Write out the material exactly, without any of its pictures.

_ _ _ _ _ _ _

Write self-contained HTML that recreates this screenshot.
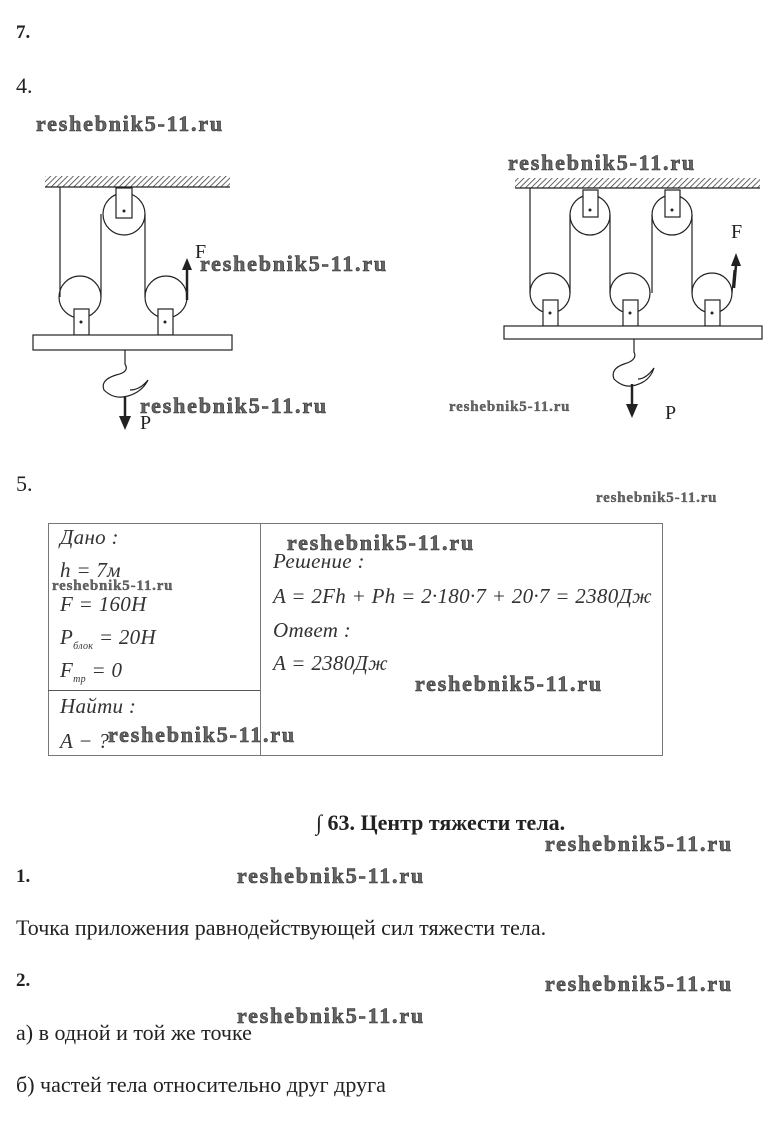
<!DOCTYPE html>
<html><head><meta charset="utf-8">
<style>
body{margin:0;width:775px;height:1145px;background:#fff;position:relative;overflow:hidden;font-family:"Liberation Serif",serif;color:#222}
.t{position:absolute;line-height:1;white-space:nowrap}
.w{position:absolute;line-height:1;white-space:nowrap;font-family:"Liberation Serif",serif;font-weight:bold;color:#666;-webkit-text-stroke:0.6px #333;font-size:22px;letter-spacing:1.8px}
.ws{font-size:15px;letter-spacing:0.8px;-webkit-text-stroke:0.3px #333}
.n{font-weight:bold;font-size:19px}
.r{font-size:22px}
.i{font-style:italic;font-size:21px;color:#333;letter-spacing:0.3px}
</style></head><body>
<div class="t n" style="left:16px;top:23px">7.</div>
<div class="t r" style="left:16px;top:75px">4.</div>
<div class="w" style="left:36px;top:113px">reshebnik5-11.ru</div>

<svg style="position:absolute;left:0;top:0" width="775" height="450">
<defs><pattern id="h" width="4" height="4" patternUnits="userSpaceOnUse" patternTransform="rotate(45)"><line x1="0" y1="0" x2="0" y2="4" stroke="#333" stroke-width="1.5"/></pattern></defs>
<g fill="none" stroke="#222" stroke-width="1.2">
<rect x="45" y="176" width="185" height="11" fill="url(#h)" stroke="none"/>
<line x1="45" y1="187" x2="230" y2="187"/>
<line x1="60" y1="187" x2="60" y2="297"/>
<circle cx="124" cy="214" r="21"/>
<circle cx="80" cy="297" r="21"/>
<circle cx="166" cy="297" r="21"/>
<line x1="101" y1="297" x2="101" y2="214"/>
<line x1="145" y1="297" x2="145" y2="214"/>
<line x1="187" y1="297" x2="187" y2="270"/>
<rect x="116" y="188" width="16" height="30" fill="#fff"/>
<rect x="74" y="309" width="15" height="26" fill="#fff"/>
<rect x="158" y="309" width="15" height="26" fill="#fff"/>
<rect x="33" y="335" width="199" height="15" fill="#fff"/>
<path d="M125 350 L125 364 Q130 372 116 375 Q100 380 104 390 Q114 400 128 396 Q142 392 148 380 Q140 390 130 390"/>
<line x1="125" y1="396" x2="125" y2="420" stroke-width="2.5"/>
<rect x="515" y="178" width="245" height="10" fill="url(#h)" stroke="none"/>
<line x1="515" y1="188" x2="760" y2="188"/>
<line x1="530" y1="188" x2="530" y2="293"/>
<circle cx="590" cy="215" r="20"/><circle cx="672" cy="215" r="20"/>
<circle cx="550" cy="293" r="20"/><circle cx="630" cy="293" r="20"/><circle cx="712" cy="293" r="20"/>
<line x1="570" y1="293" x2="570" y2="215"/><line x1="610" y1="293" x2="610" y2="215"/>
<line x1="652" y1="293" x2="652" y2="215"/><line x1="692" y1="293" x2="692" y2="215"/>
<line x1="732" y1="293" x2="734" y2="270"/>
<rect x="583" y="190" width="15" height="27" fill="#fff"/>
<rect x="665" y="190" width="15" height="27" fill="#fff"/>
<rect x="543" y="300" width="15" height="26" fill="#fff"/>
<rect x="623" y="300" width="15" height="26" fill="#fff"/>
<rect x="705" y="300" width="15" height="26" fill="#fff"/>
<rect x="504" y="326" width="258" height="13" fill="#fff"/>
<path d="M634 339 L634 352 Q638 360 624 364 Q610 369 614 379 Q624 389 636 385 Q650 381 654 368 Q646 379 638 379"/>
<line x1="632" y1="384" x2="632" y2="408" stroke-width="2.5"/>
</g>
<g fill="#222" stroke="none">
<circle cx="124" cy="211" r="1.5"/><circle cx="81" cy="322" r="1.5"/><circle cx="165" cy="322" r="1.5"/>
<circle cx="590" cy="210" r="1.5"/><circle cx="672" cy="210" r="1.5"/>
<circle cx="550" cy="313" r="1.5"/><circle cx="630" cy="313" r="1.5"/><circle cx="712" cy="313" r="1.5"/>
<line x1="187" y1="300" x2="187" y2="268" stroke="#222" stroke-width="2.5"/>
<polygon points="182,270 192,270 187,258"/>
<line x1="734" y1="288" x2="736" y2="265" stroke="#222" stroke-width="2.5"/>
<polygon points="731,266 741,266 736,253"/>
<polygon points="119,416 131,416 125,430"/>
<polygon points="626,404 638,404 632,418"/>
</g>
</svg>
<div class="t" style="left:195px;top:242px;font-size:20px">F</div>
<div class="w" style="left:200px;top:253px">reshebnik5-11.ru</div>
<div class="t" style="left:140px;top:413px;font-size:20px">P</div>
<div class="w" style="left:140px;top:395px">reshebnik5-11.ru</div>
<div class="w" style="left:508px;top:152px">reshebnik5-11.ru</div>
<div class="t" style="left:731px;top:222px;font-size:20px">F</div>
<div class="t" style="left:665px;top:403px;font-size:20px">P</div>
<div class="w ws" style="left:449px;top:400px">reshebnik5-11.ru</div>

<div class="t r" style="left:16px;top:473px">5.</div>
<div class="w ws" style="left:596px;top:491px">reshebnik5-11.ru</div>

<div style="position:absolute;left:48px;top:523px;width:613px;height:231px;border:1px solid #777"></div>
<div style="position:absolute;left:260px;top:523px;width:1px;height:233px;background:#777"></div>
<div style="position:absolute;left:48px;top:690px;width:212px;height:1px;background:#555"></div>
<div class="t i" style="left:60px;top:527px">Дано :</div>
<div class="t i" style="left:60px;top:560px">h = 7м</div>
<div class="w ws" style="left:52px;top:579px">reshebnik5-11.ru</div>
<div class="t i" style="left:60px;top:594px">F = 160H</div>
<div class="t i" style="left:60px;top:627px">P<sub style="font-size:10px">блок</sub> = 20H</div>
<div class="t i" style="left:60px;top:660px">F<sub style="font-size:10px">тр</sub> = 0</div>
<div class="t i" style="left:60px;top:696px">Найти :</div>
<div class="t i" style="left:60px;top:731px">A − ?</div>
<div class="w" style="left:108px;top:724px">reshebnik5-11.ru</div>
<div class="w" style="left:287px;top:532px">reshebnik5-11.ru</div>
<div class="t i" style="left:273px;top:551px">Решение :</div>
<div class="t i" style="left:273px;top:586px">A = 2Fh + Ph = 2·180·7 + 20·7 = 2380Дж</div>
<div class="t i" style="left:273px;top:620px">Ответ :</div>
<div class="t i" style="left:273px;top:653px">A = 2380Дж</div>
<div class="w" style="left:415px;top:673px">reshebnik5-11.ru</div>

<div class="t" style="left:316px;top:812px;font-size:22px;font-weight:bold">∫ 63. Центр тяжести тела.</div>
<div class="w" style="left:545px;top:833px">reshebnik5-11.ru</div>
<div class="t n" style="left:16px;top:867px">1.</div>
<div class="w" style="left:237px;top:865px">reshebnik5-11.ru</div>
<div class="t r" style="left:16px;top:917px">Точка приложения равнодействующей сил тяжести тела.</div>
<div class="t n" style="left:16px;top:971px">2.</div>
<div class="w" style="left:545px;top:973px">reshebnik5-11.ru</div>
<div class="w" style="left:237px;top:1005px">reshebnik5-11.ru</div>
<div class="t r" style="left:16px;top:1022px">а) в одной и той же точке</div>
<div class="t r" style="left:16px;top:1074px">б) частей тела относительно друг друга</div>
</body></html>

_ _ _ _ _ _ _

RESULT FOR THIS EXERCISE -
Write self-contained HTML that recreates this screenshot.
<!DOCTYPE html>
<html><head><meta charset="utf-8">
<style>
body{margin:0;width:775px;height:1145px;background:#fff;position:relative;overflow:hidden;font-family:"Liberation Serif",serif;color:#222}
.t{position:absolute;line-height:1;white-space:nowrap}
.w{position:absolute;line-height:1;white-space:nowrap;font-family:"Liberation Serif",serif;font-weight:bold;color:#666;-webkit-text-stroke:0.6px #333;font-size:22px;letter-spacing:1.8px}
.ws{font-size:15px;letter-spacing:0.8px;-webkit-text-stroke:0.3px #333}
.n{font-weight:bold;font-size:19px}
.r{font-size:22px}
.i{font-style:italic;font-size:21px;color:#333;letter-spacing:0.3px}
</style></head><body>
<div class="t n" style="left:16px;top:23px">7.</div>
<div class="t r" style="left:16px;top:75px">4.</div>
<div class="w" style="left:36px;top:113px">reshebnik5-11.ru</div>

<svg style="position:absolute;left:0;top:0" width="775" height="450">
<defs><pattern id="h" width="4" height="4" patternUnits="userSpaceOnUse" patternTransform="rotate(45)"><line x1="0" y1="0" x2="0" y2="4" stroke="#333" stroke-width="1.5"/></pattern></defs>
<g fill="none" stroke="#222" stroke-width="1.2">
<rect x="45" y="176" width="185" height="11" fill="url(#h)" stroke="none"/>
<line x1="45" y1="187" x2="230" y2="187"/>
<line x1="60" y1="187" x2="60" y2="297"/>
<circle cx="124" cy="214" r="21"/>
<circle cx="80" cy="297" r="21"/>
<circle cx="166" cy="297" r="21"/>
<line x1="101" y1="297" x2="101" y2="214"/>
<line x1="145" y1="297" x2="145" y2="214"/>
<line x1="187" y1="297" x2="187" y2="270"/>
<rect x="116" y="188" width="16" height="30" fill="#fff"/>
<rect x="74" y="309" width="15" height="26" fill="#fff"/>
<rect x="158" y="309" width="15" height="26" fill="#fff"/>
<rect x="33" y="335" width="199" height="15" fill="#fff"/>
<path d="M125 350 L125 364 Q130 372 116 375 Q100 380 104 390 Q114 400 128 396 Q142 392 148 380 Q140 390 130 390"/>
<line x1="125" y1="396" x2="125" y2="420" stroke-width="2.5"/>
<rect x="515" y="178" width="245" height="10" fill="url(#h)" stroke="none"/>
<line x1="515" y1="188" x2="760" y2="188"/>
<line x1="530" y1="188" x2="530" y2="293"/>
<circle cx="590" cy="215" r="20"/><circle cx="672" cy="215" r="20"/>
<circle cx="550" cy="293" r="20"/><circle cx="630" cy="293" r="20"/><circle cx="712" cy="293" r="20"/>
<line x1="570" y1="293" x2="570" y2="215"/><line x1="610" y1="293" x2="610" y2="215"/>
<line x1="652" y1="293" x2="652" y2="215"/><line x1="692" y1="293" x2="692" y2="215"/>
<line x1="732" y1="293" x2="734" y2="270"/>
<rect x="583" y="190" width="15" height="27" fill="#fff"/>
<rect x="665" y="190" width="15" height="27" fill="#fff"/>
<rect x="543" y="300" width="15" height="26" fill="#fff"/>
<rect x="623" y="300" width="15" height="26" fill="#fff"/>
<rect x="705" y="300" width="15" height="26" fill="#fff"/>
<rect x="504" y="326" width="258" height="13" fill="#fff"/>
<path d="M634 339 L634 352 Q638 360 624 364 Q610 369 614 379 Q624 389 636 385 Q650 381 654 368 Q646 379 638 379"/>
<line x1="632" y1="384" x2="632" y2="408" stroke-width="2.5"/>
</g>
<g fill="#222" stroke="none">
<circle cx="124" cy="211" r="1.5"/><circle cx="81" cy="322" r="1.5"/><circle cx="165" cy="322" r="1.5"/>
<circle cx="590" cy="210" r="1.5"/><circle cx="672" cy="210" r="1.5"/>
<circle cx="550" cy="313" r="1.5"/><circle cx="630" cy="313" r="1.5"/><circle cx="712" cy="313" r="1.5"/>
<line x1="187" y1="300" x2="187" y2="268" stroke="#222" stroke-width="2.5"/>
<polygon points="182,270 192,270 187,258"/>
<line x1="734" y1="288" x2="736" y2="265" stroke="#222" stroke-width="2.5"/>
<polygon points="731,266 741,266 736,253"/>
<polygon points="119,416 131,416 125,430"/>
<polygon points="626,404 638,404 632,418"/>
</g>
</svg>
<div class="t" style="left:195px;top:242px;font-size:20px">F</div>
<div class="w" style="left:200px;top:253px">reshebnik5-11.ru</div>
<div class="t" style="left:140px;top:413px;font-size:20px">P</div>
<div class="w" style="left:140px;top:395px">reshebnik5-11.ru</div>
<div class="w" style="left:508px;top:152px">reshebnik5-11.ru</div>
<div class="t" style="left:731px;top:222px;font-size:20px">F</div>
<div class="t" style="left:665px;top:403px;font-size:20px">P</div>
<div class="w ws" style="left:449px;top:400px">reshebnik5-11.ru</div>

<div class="t r" style="left:16px;top:473px">5.</div>
<div class="w ws" style="left:596px;top:491px">reshebnik5-11.ru</div>

<div style="position:absolute;left:48px;top:523px;width:613px;height:231px;border:1px solid #777"></div>
<div style="position:absolute;left:260px;top:523px;width:1px;height:233px;background:#777"></div>
<div style="position:absolute;left:48px;top:690px;width:212px;height:1px;background:#555"></div>
<div class="t i" style="left:60px;top:527px">Дано :</div>
<div class="t i" style="left:60px;top:560px">h = 7м</div>
<div class="w ws" style="left:52px;top:579px">reshebnik5-11.ru</div>
<div class="t i" style="left:60px;top:594px">F = 160H</div>
<div class="t i" style="left:60px;top:627px">P<sub style="font-size:10px">блок</sub> = 20H</div>
<div class="t i" style="left:60px;top:660px">F<sub style="font-size:10px">тр</sub> = 0</div>
<div class="t i" style="left:60px;top:696px">Найти :</div>
<div class="t i" style="left:60px;top:731px">A − ?</div>
<div class="w" style="left:108px;top:724px">reshebnik5-11.ru</div>
<div class="w" style="left:287px;top:532px">reshebnik5-11.ru</div>
<div class="t i" style="left:273px;top:551px">Решение :</div>
<div class="t i" style="left:273px;top:586px">A = 2Fh + Ph = 2·180·7 + 20·7 = 2380Дж</div>
<div class="t i" style="left:273px;top:620px">Ответ :</div>
<div class="t i" style="left:273px;top:653px">A = 2380Дж</div>
<div class="w" style="left:415px;top:673px">reshebnik5-11.ru</div>

<div class="t" style="left:316px;top:812px;font-size:22px;font-weight:bold">∫ 63. Центр тяжести тела.</div>
<div class="w" style="left:545px;top:833px">reshebnik5-11.ru</div>
<div class="t n" style="left:16px;top:867px">1.</div>
<div class="w" style="left:237px;top:865px">reshebnik5-11.ru</div>
<div class="t r" style="left:16px;top:917px">Точка приложения равнодействующей сил тяжести тела.</div>
<div class="t n" style="left:16px;top:971px">2.</div>
<div class="w" style="left:545px;top:973px">reshebnik5-11.ru</div>
<div class="w" style="left:237px;top:1005px">reshebnik5-11.ru</div>
<div class="t r" style="left:16px;top:1022px">а) в одной и той же точке</div>
<div class="t r" style="left:16px;top:1074px">б) частей тела относительно друг друга</div>
</body></html>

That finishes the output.